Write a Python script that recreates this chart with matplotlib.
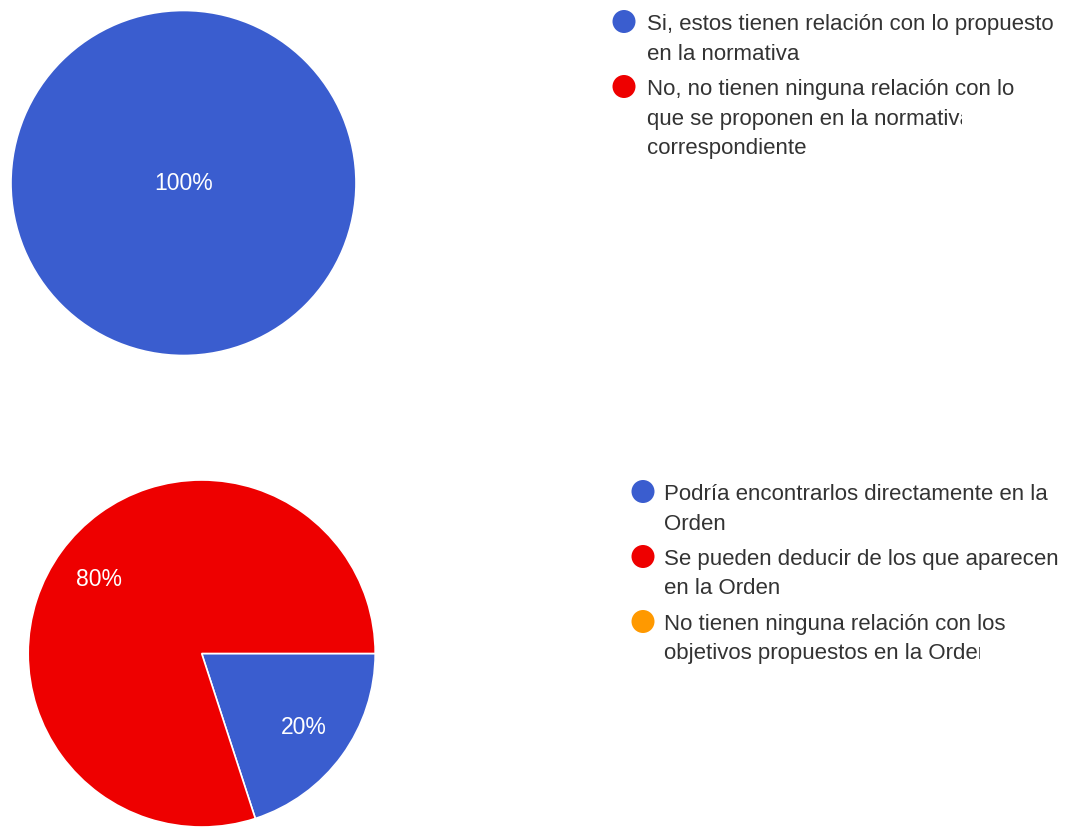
import matplotlib
matplotlib.use('Agg')
import matplotlib.pyplot as plt
from matplotlib.patches import Circle
from matplotlib.transforms import Bbox, TransformedBbox

plt.rcParams['font.family'] = ['Liberation Sans', 'DejaVu Sans']

# respuestas (porcentaje)
labels_1 = ['Si, estos tienen relación con lo propuesto\nen la normativa',
            'No, no tienen ninguna relación con lo\nque se proponen en la normativa\ncorrespondiente']
values_1 = [100, 0]
colors_1 = ['#3a5dcf', '#ee0000']

labels_2 = ['Podría encontrarlos directamente en la\nOrden',
            'Se pueden deducir de los que aparecen\nen la Orden',
            'No tienen ninguna relación con los\nobjetivos propuestos en la Orden']
values_2 = [20, 80, 0]
colors_2 = ['#3a5dcf', '#ee0000', '#ff9900']

W, H = 1074, 827
fig = plt.figure(figsize=(W / 100, H / 100), dpi=100)
fig.patch.set_facecolor('white')


def pie_axes(cx, cy, r):
    return fig.add_axes([(cx - r) / W, 1 - (cy + r) / H, 2 * r / W, 2 * r / H])


def draw_pie(ax, values, colors, pctdist):
    vals = [v for v in values if v > 0]
    cols = [c for v, c in zip(values, colors) if v > 0]
    ax.pie(vals, colors=cols, startangle=0, counterclock=False,
           autopct='%.0f%%', pctdistance=pctdist,
           wedgeprops=dict(edgecolor='white', linewidth=1.2),
           textprops=dict(color='white', fontsize=16.5))
    ax.set_xlim(-1, 1)
    ax.set_ylim(-1, 1)
    ax.axis('off')


ax1 = pie_axes(183.5, 183, 172.5)
draw_pie(ax1, values_1, colors_1, 0.0)

ax2 = pie_axes(201.7, 653.5, 173.5)
draw_pie(ax2, values_2, colors_2, 0.73)

# leyendas, dibujadas en coordenadas de píxel
lay = fig.add_axes([0, 0, 1, 1], zorder=5)
lay.set_xlim(0, W)
lay.set_ylim(H, 0)
lay.axis('off')
lay.patch.set_alpha(0)


def draw_legend(labels, colors, mx, tx, y0, clips):
    y = y0
    for i, (lab, col) in enumerate(zip(labels, colors)):
        lay.add_patch(Circle((mx, y - 8.5), 11.5, color=col, lw=0))
        for j, line in enumerate(lab.split('\n')):
            t = lay.text(tx, y, line, fontsize=16, color='#333333',
                         ha='left', va='baseline')
            right = clips.get((i, j))
            if right is not None:
                t.set_clip_path(None)
                t.set_clip_box(TransformedBbox(Bbox([[0, 0], [right, H]]),
                                               lay.transData))
                t.set_clip_on(True)
            y += 29.5
        y += 35.5 - 29.5


draw_legend(labels_1, colors_1, 624, 647, 30, {(1, 1): 962})
draw_legend(labels_2, colors_2, 643, 664, 500, {(1, 0): 1068, (2, 1): 980})

fig.savefig('out.png', dpi=100, facecolor='white')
+ + + + + + +
**What you are asked to do**
Copy out all of the data word for word. Do not carry over any picture.

**Problem solution**
Write a Python script that recreates this chart with matplotlib.
import matplotlib
matplotlib.use('Agg')
import matplotlib.pyplot as plt
from matplotlib.patches import Circle
from matplotlib.transforms import Bbox, TransformedBbox

plt.rcParams['font.family'] = ['Liberation Sans', 'DejaVu Sans']

# respuestas (porcentaje)
labels_1 = ['Si, estos tienen relación con lo propuesto\nen la normativa',
            'No, no tienen ninguna relación con lo\nque se proponen en la normativa\ncorrespondiente']
values_1 = [100, 0]
colors_1 = ['#3a5dcf', '#ee0000']

labels_2 = ['Podría encontrarlos directamente en la\nOrden',
            'Se pueden deducir de los que aparecen\nen la Orden',
            'No tienen ninguna relación con los\nobjetivos propuestos en la Orden']
values_2 = [20, 80, 0]
colors_2 = ['#3a5dcf', '#ee0000', '#ff9900']

W, H = 1074, 827
fig = plt.figure(figsize=(W / 100, H / 100), dpi=100)
fig.patch.set_facecolor('white')


def pie_axes(cx, cy, r):
    return fig.add_axes([(cx - r) / W, 1 - (cy + r) / H, 2 * r / W, 2 * r / H])


def draw_pie(ax, values, colors, pctdist):
    vals = [v for v in values if v > 0]
    cols = [c for v, c in zip(values, colors) if v > 0]
    ax.pie(vals, colors=cols, startangle=0, counterclock=False,
           autopct='%.0f%%', pctdistance=pctdist,
           wedgeprops=dict(edgecolor='white', linewidth=1.2),
           textprops=dict(color='white', fontsize=16.5))
    ax.set_xlim(-1, 1)
    ax.set_ylim(-1, 1)
    ax.axis('off')


ax1 = pie_axes(183.5, 183, 172.5)
draw_pie(ax1, values_1, colors_1, 0.0)

ax2 = pie_axes(201.7, 653.5, 173.5)
draw_pie(ax2, values_2, colors_2, 0.73)

# leyendas, dibujadas en coordenadas de píxel
lay = fig.add_axes([0, 0, 1, 1], zorder=5)
lay.set_xlim(0, W)
lay.set_ylim(H, 0)
lay.axis('off')
lay.patch.set_alpha(0)


def draw_legend(labels, colors, mx, tx, y0, clips):
    y = y0
    for i, (lab, col) in enumerate(zip(labels, colors)):
        lay.add_patch(Circle((mx, y - 8.5), 11.5, color=col, lw=0))
        for j, line in enumerate(lab.split('\n')):
            t = lay.text(tx, y, line, fontsize=16, color='#333333',
                         ha='left', va='baseline')
            right = clips.get((i, j))
            if right is not None:
                t.set_clip_path(None)
                t.set_clip_box(TransformedBbox(Bbox([[0, 0], [right, H]]),
                                               lay.transData))
                t.set_clip_on(True)
            y += 29.5
        y += 35.5 - 29.5


draw_legend(labels_1, colors_1, 624, 647, 30, {(1, 1): 962})
draw_legend(labels_2, colors_2, 643, 664, 500, {(1, 0): 1068, (2, 1): 980})

fig.savefig('out.png', dpi=100, facecolor='white')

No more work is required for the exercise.